When the owners of a large infill lot on Grenfell Boulevard in old Tuxedo hired Huntington Homes' Rob Swan to build them a new home, he was confronted with a challenge.
First, the owners wanted the home to look like it had been there for 100 years. Second, they wanted an interior that combined modern and classic features.
After consulting extensively with the owners, the decision was reached to go with a traditional exterior.
"We went with a brick exterior," Swan said. "Doing that really gave the home a turn-of-the century look, along with traditional-looking windows (with lattice accents), and a traditional front entrance. The fact that the lot is 75 feet wide also helped, as we were able to build the home on a grand scale. That also helped it fit in with all the grand homes on the street."
At 3,500 square feet plus basement it's an expansive home like most of its neighbours. But while most of these are in the 75- to 100-year-old range, this interior is modern. Whereas homes designed in the early 1900s tend to feature floor plans chopped up into small rooms, the floor plan flows extremely well.
That said, it's not an out-and-out open-concept design.
"The owners felt the home should intrigue visitors -- they didn't want it too closed off or too open," Swan explained. "They wanted an interior that had a traditional feel, yet without the choppy floor plan that can disrupt traffic and light flow in classic homes. It took a lot of work to get that balance just right."
While the owners didn't want visitors to be able to take in the main living area in all in one glance, they did want them to see one thing as they entered the spacious, tiled foyer.
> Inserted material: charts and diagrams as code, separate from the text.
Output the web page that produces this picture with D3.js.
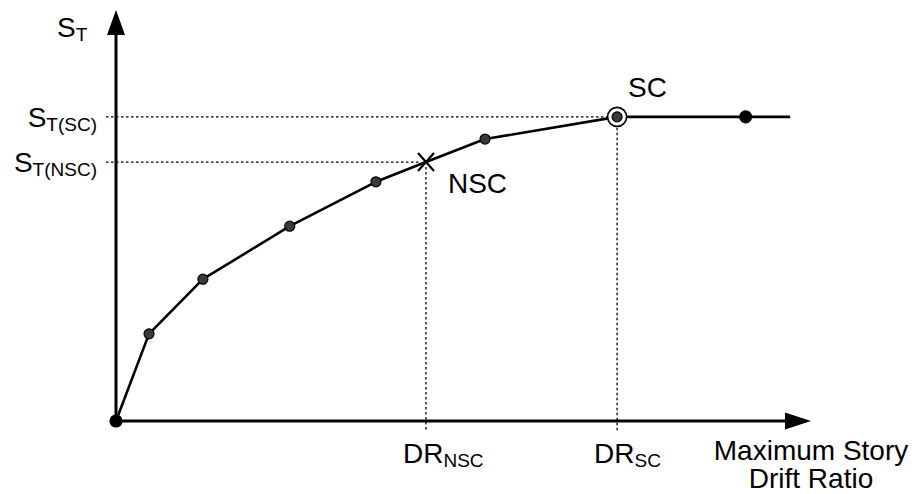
<!DOCTYPE html>
<html>
<head>
<meta charset="utf-8">
<script src="https://cdn.jsdelivr.net/npm/d3@7"></script>
<style>
  html, body { margin: 0; padding: 0; background: #fff; }
  svg { display: block; }
  text { font-family: "Liberation Sans", Arial, sans-serif; fill: #000; }
</style>
</head>
<body>
<svg id="chart" width="922" height="494"></svg>
<script>
// Pushover curve: spectral acceleration S_T vs. maximum story drift ratio (relative units)
const driftValues = [0, 4.75, 12.5, 25, 37.4, 53.1, 72.1, 90.6];
const stValues    = [0, 21.2, 34.5, 47.4, 58.2, 68.6, 74.0, 74.0];
const curveEnd    = { drift: 97, st: 74.0 };

// Characteristic states
const nscState = { drift: 44.6, st: 63.0, name: "NSC" };
const scState  = { drift: 72.1, st: 74.0, name: "SC" };

// Axis labels
const yAxisLabel = { main: "S", sub: "T" };
const yTickLabels = [
  { st: scState.st,  main: "S", sub: "T(SC)" },
  { st: nscState.st, main: "S", sub: "T(NSC)" }
];
const xTickLabels = [
  { drift: nscState.drift, main: "DR", sub: "NSC" },
  { drift: scState.drift,  main: "DR", sub: "SC" }
];
const xAxisTitle = ["Maximum Story", "Drift Ratio"];

const svg = d3.select("#chart");
const x = d3.scaleLinear().domain([0, 100]).range([116, 811]);
const y = d3.scaleLinear().domain([0, 100]).range([421, 10]);

// Axes with arrowheads
svg.append("line")
  .attr("x1", x(0)).attr("y1", y(0)).attr("x2", x(0)).attr("y2", y(100) + 20)
  .attr("stroke", "#000").attr("stroke-width", 3);
svg.append("path")
  .attr("d", `M${x(0)},${y(100)} L${x(0) - 9},${y(100) + 25} L${x(0) + 9},${y(100) + 25} Z`)
  .attr("fill", "#000");
svg.append("line")
  .attr("x1", x(0)).attr("y1", y(0)).attr("x2", x(100) - 20).attr("y2", y(0))
  .attr("stroke", "#000").attr("stroke-width", 3);
svg.append("path")
  .attr("d", `M${x(100)},${y(0)} L${x(100) - 26},${y(0) - 8.5} L${x(100) - 26},${y(0) + 8.5} Z`)
  .attr("fill", "#000");

// Dotted guide lines
const dotted = "2.5,2.5";
yTickLabels.forEach((t, i) => {
  const endDrift = i === 0 ? scState.drift : nscState.drift;
  svg.append("line")
    .attr("x1", x(0) - 10).attr("x2", x(endDrift) - (i === 0 ? 0 : 6))
    .attr("y1", y(t.st)).attr("y2", y(t.st))
    .attr("stroke", "#000").attr("stroke-width", 1.3).attr("stroke-dasharray", dotted);
});
xTickLabels.forEach((t, i) => {
  const st = i === 0 ? nscState.st : scState.st;
  svg.append("line")
    .attr("x1", x(t.drift)).attr("x2", x(t.drift))
    .attr("y1", y(st) + (i === 0 ? 5 : 11)).attr("y2", y(0) + 10)
    .attr("stroke", "#000").attr("stroke-width", 1.3).attr("stroke-dasharray", dotted);
});

// Curve through all points, passing through the NSC state
const curvePts = driftValues.map((d, i) => [d, stValues[i]]);
curvePts.splice(5, 0, [nscState.drift, nscState.st]);
curvePts.push([curveEnd.drift, curveEnd.st]);
svg.append("path")
  .datum(curvePts)
  .attr("d", d3.line().x(d => x(d[0])).y(d => y(d[1])))
  .attr("fill", "none").attr("stroke", "#000").attr("stroke-width", 2.6)
  .attr("stroke-linejoin", "round");

// Markers
const pts = driftValues.map((d, i) => ({ drift: d, st: stValues[i], i }));
const last = pts.length - 1;
// ring around SC
svg.append("circle")
  .attr("cx", x(scState.drift)).attr("cy", y(scState.st)).attr("r", 9.5)
  .attr("fill", "#fff").attr("stroke", "#000").attr("stroke-width", 1.6);
svg.selectAll("circle.pt").data(pts).join("circle")
  .attr("class", "pt")
  .attr("cx", d => x(d.drift)).attr("cy", d => y(d.st))
  .attr("r", d => (d.i === 0 || d.i === last) ? 6 : 5)
  .attr("fill", d => (d.i === 0 || d.i === last) ? "#000" : "#3a3a3a")
  .attr("stroke", "#000").attr("stroke-width", 1.2);

// X marker for NSC
const nx = x(nscState.drift), ny = y(nscState.st);
svg.append("path")
  .attr("d", `M${nx - 8},${ny - 9} L${nx + 8},${ny + 9} M${nx + 8},${ny - 9} L${nx - 8},${ny + 9}`)
  .attr("stroke", "#000").attr("stroke-width", 2.2);

// Text helpers
const FS = 28, SUB = 19;
function subText(xp, yp, main, sub, anchor) {
  const t = svg.append("text").attr("x", xp).attr("y", yp)
    .attr("text-anchor", anchor).attr("font-size", FS);
  t.append("tspan").text(main);
  t.append("tspan").attr("font-size", SUB).attr("dy", 4).text(sub);
  return t;
}

subText(57, 37, yAxisLabel.main, yAxisLabel.sub, "start");
yTickLabels.forEach(t => subText(97, y(t.st) + 10, t.main, t.sub, "end"));
xTickLabels.forEach(t => subText(x(t.drift) - 23, 463, t.main, t.sub, "start"));

svg.append("text").attr("x", nx + 22).attr("y", ny + 31)
  .attr("font-size", FS).text(nscState.name);
svg.append("text").attr("x", x(scState.drift) + 11).attr("y", y(scState.st) - 20)
  .attr("font-size", FS).text(scState.name);

const title = svg.append("text").attr("x", 811).attr("y", 460)
  .attr("text-anchor", "middle").attr("font-size", FS);
xAxisTitle.forEach((line, i) => {
  title.append("tspan").attr("x", 811).attr("dy", i === 0 ? 0 : 28).text(line);
});
</script>
</body>
</html>
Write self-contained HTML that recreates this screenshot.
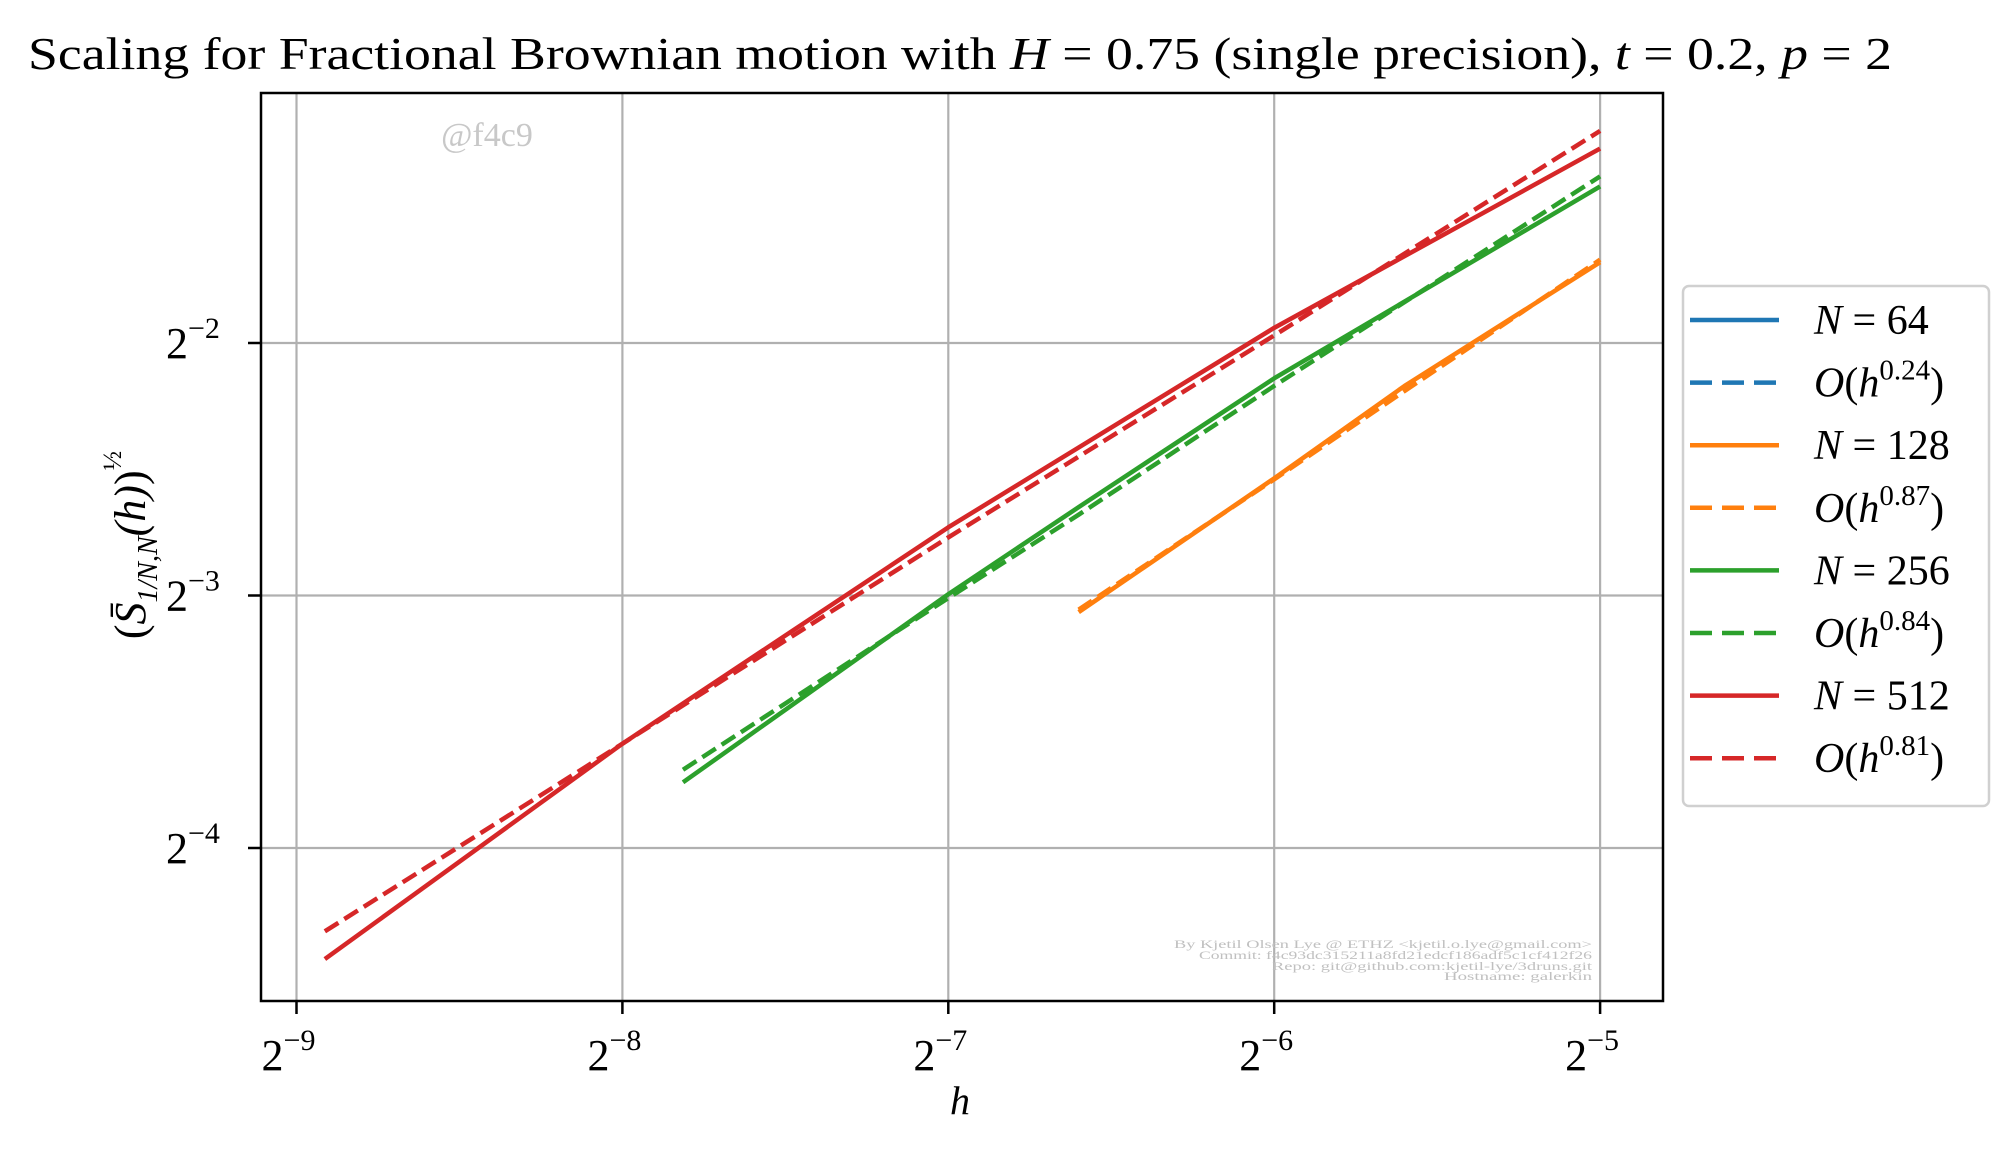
<!DOCTYPE html>
<html><head><meta charset="utf-8"><style>
body{margin:0;background:#fff}
svg text{font-family:"Liberation Serif",serif}
</style></head><body>
<svg width="2011" height="1147" viewBox="0 0 2011 1147" xmlns="http://www.w3.org/2000/svg">
<rect width="2011" height="1147" fill="#fff"/>
<g id="grid"></g>
<g id="plot"></g>
<rect x="261" y="93" width="1402" height="908" fill="none" stroke="#000" stroke-width="2.5"/>
<g id="ticks"></g>
<text x="28" y="69" font-size="46" textLength="1864" lengthAdjust="spacingAndGlyphs">Scaling for Fractional Brownian motion with <tspan font-style="italic">H</tspan> = 0.75 (single precision), <tspan font-style="italic">t</tspan> = 0.2, <tspan font-style="italic">p</tspan> = 2</text>
<text x="960" y="1114" font-size="40" font-style="italic" text-anchor="middle">h</text>
<text transform="translate(145,545) rotate(-90)" font-size="44" text-anchor="middle">(<tspan font-style="italic">S̄</tspan><tspan font-size="28" dy="12" font-style="italic">1/N,N</tspan><tspan dy="-12" font-style="italic">(h)</tspan>)<tspan font-size="26" dy="-24">½</tspan></text>
<text x="487" y="146" font-size="34" fill="#c8c8c8" text-anchor="middle">@f4c9</text>
<g font-size="12" fill="#c0c0c0" text-anchor="end">
<text x="1592" y="948" textLength="418" lengthAdjust="spacingAndGlyphs">By Kjetil Olsen Lye @ ETHZ &lt;kjetil.o.lye@gmail.com&gt;</text>
<text x="1592" y="959" textLength="393" lengthAdjust="spacingAndGlyphs">Commit: f4c93dc315211a8fd21edcf186adf5c1cf412f26</text>
<text x="1592" y="970" textLength="320" lengthAdjust="spacingAndGlyphs">Repo: git@github.com:kjetil-lye/3druns.git</text>
<text x="1592" y="980" textLength="148" lengthAdjust="spacingAndGlyphs">Hostname: galerkin</text>
</g>
<g id="legend"></g>
</svg>
<script>
const xTicks=[-9,-8,-7,-6,-5];
const yTicks=[-2,-3,-4];
const redX=[-8.913,-8,-7,-6,-5];
const redY=[-4.44,-3.587,-2.73,-1.94,-1.23];
const redDashY=[-4.33,-3.587,-2.77,-1.97,-1.16];
const greenX=[-7.814,-7,-6.6,-6,-5];
const greenY=[-3.74,-2.995,-2.65,-2.14,-1.38];
const greenDashY=[-3.69,-3.01,-2.68,-2.17,-1.34];
const orangeX=[-6.6,-6,-5.6,-5];
const orangeY=[-3.066,-2.536,-2.17,-1.68];
const orangeDashY=[-3.056,-2.54,-2.19,-1.67];
const legendLabels=["N = 64","O(h^0.24)","N = 128","O(h^0.87)","N = 256","O(h^0.84)","N = 512","O(h^0.81)"];
const legendColors=["#1f77b4","#1f77b4","#ff7f0e","#ff7f0e","#2ca02c","#2ca02c","#d62728","#d62728"];

const NS="http://www.w3.org/2000/svg";
function X(v){return 296.5+(v+9)*325.9;}
function Y(v){return 343+(-2-v)*252.5;}
function mk(tag,parent,attrs){const e=document.createElementNS(NS,tag);for(const k in attrs)e.setAttribute(k,attrs[k]);document.getElementById(parent).appendChild(e);return e;}
xTicks.forEach(t=>{
  const g=mk('line','grid',{x1:X(t),x2:X(t),y1:93,y2:1001,stroke:'#b0b0b0','stroke-width':2.2});
  
  
  mk('line','ticks',{x1:X(t),x2:X(t),y1:1001,y2:1014,stroke:'#000','stroke-width':2.5});
  const tx=mk('text','ticks',{x:X(t)-8,y:1070,'font-size':44,'text-anchor':'middle'});
  tx.innerHTML='2<tspan font-size="30" dy="-20">−'+(-t)+'</tspan>';
  
  
});
yTicks.forEach(t=>{
  const g=mk('line','grid',{x1:261,x2:1663,y1:Y(t),y2:Y(t),stroke:'#b0b0b0','stroke-width':2.2});
  
  
  mk('line','ticks',{x1:248,x2:261,y1:Y(t),y2:Y(t),stroke:'#000','stroke-width':2.5});
  const tx=mk('text','ticks',{x:166,y:Y(t)+15,'font-size':44});
  tx.innerHTML='2<tspan font-size="30" dy="-20">−'+(-t)+'</tspan>';
  
  
});
function line(xs,ys,color,dash,name){
  const p=mk('polyline','plot',{points:xs.map((x,i)=>X(x)+','+Y(ys[i])).join(' '),fill:'none',stroke:color,'stroke-width':4.5,'stroke-linejoin':'round'});
  if(dash)p.setAttribute('stroke-dasharray','16 7');
  
  
}
line(orangeX,orangeY,'#ff7f0e',false,'series-n128');
line(orangeX,orangeDashY,'#ff7f0e',true,'fit-n128');
line(greenX,greenY,'#2ca02c',false,'series-n256');
line(greenX,greenDashY,'#2ca02c',true,'fit-n256');
line(redX,redY,'#d62728',false,'series-n512');
line(redX,redDashY,'#d62728',true,'fit-n512');
mk('rect','legend',{x:1683,y:286,width:306,height:520,rx:6,fill:'#fff',stroke:'#d0d0d0','stroke-width':2.5});
legendLabels.forEach((l,i)=>{
  const y=320+i*62.6;
  const ln=mk('line','legend',{x1:1690,x2:1779,y1:y,y2:y,stroke:legendColors[i],'stroke-width':4.5});
  if(i%2)ln.setAttribute('stroke-dasharray','22 10');
  const t=mk('text','legend',{x:1814,y:y+14,'font-size':42});
  if(i%2){const e=l.split('^')[1].replace(')','');t.innerHTML='<tspan font-style="italic">O</tspan>(<tspan font-style="italic">h</tspan><tspan font-size="29" dy="-17">'+e+'</tspan><tspan dy="17">)</tspan>';}
  else{t.innerHTML='<tspan font-style="italic">N</tspan> = '+l.split('= ')[1];}
  
  
});
</script>
</body></html>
"They wanted to be able to see from the front door right through the sunroom doors into the backyard, but that was the extent of the view," Swan said. "It was important to them that everything wasn't on display from the moment you walked in the front door."
Once you get to the main living area, what's on display is impressive, in particular the abundance of light, space, style and its overall functionality.
"Light was very important to the owners, so we put in all kinds of large windows," Swan said. "This is an older, established neighbourhood with all kinds of mature trees, so an abundance of windows is required to let as much natural light in as possible. To accomplish that, we also went with a higher than normal ceiling in the main living area."
The high ceiling was put in for a particular reason, he added.
"It allowed us to put transom windows up high to let in even more light. Add in a south-facing kitchen (with a huge, low-silled window over the sink) and an east-facing sunroom, light is never an issue. An eight-foot by four-foot island and oversized dinette area add even more function."
Flow was enhanced by placing an eight-foot-wide doorway between the great room and kitchen; while the spaces are separate, access to either space is seamless. Likewise, the dining room can be accessed via a door at the back of the kitchen that contains a butler's pantry with prep area, sink and huge pantry.
Then there's the great room.
"The theme there is subtle elegance," Swan said. "We put in a coffered, beamed ceiling, a gas fireplace with (white) bookshelves and cabinets, and high baseboards.
"A huge three-part window on the rear wall lets in light, and gives you a glimpse of the huge four-season sunroom, which the owners spend a ton of time in. To soften the modern features, we put in oak hardwoods for a more traditional look to add character and warmth." Upstairs, the ambience remains one of space, light and style, with classic and modern features intertwined seamlessly.
"All three bedrooms are huge, and because of all the large windows, light floods the upper level. The hallway is wide to make for better flow. Our goal was to create an upper level that was functional and elegant."
That understated, functional elegance culminates in the master suite, which contains two huge windows, ceiling with crown moulding, oak hardwoods, high baseboards and a spacious, modern ensuite.
"The colours are modern, but not cold, with white cabinetry, grey quartz countertops, and (light) grey tile floor," Swan said. "A large window over the six-foot soaker tub lets in lots of light, while a five-foot tile shower and vanity with dual sinks add utility. When you close the door, it's a self-contained, private space.
"The bedroom is its own entity, as it's separated from the ensuite and walk-in closet by a 10-foot hallway."
Finally, the home's lower level doesn't even remotely resemble that of a turn-of-the-century Tuxedo home.
"Putting in four huge windows and a high ceiling made for a bright, liveable space," Swan said. "The open-concept rec room features a media room, games area, wet bar, exercise room and two massive bedrooms with a four-piece Jack-and-Jill bathroom in between.
"We call it a 'daylight basement,' there's so much light; it's also incredibly warm due to the structural wood floor. It's just another part of the home. This is really a three-storey home."
As for the reaction of the owners?
"They couldn't be happier. They told me the it turned out exactly the way they envisioned it -- a modern/traditional home that features functional elegance from top to bottom."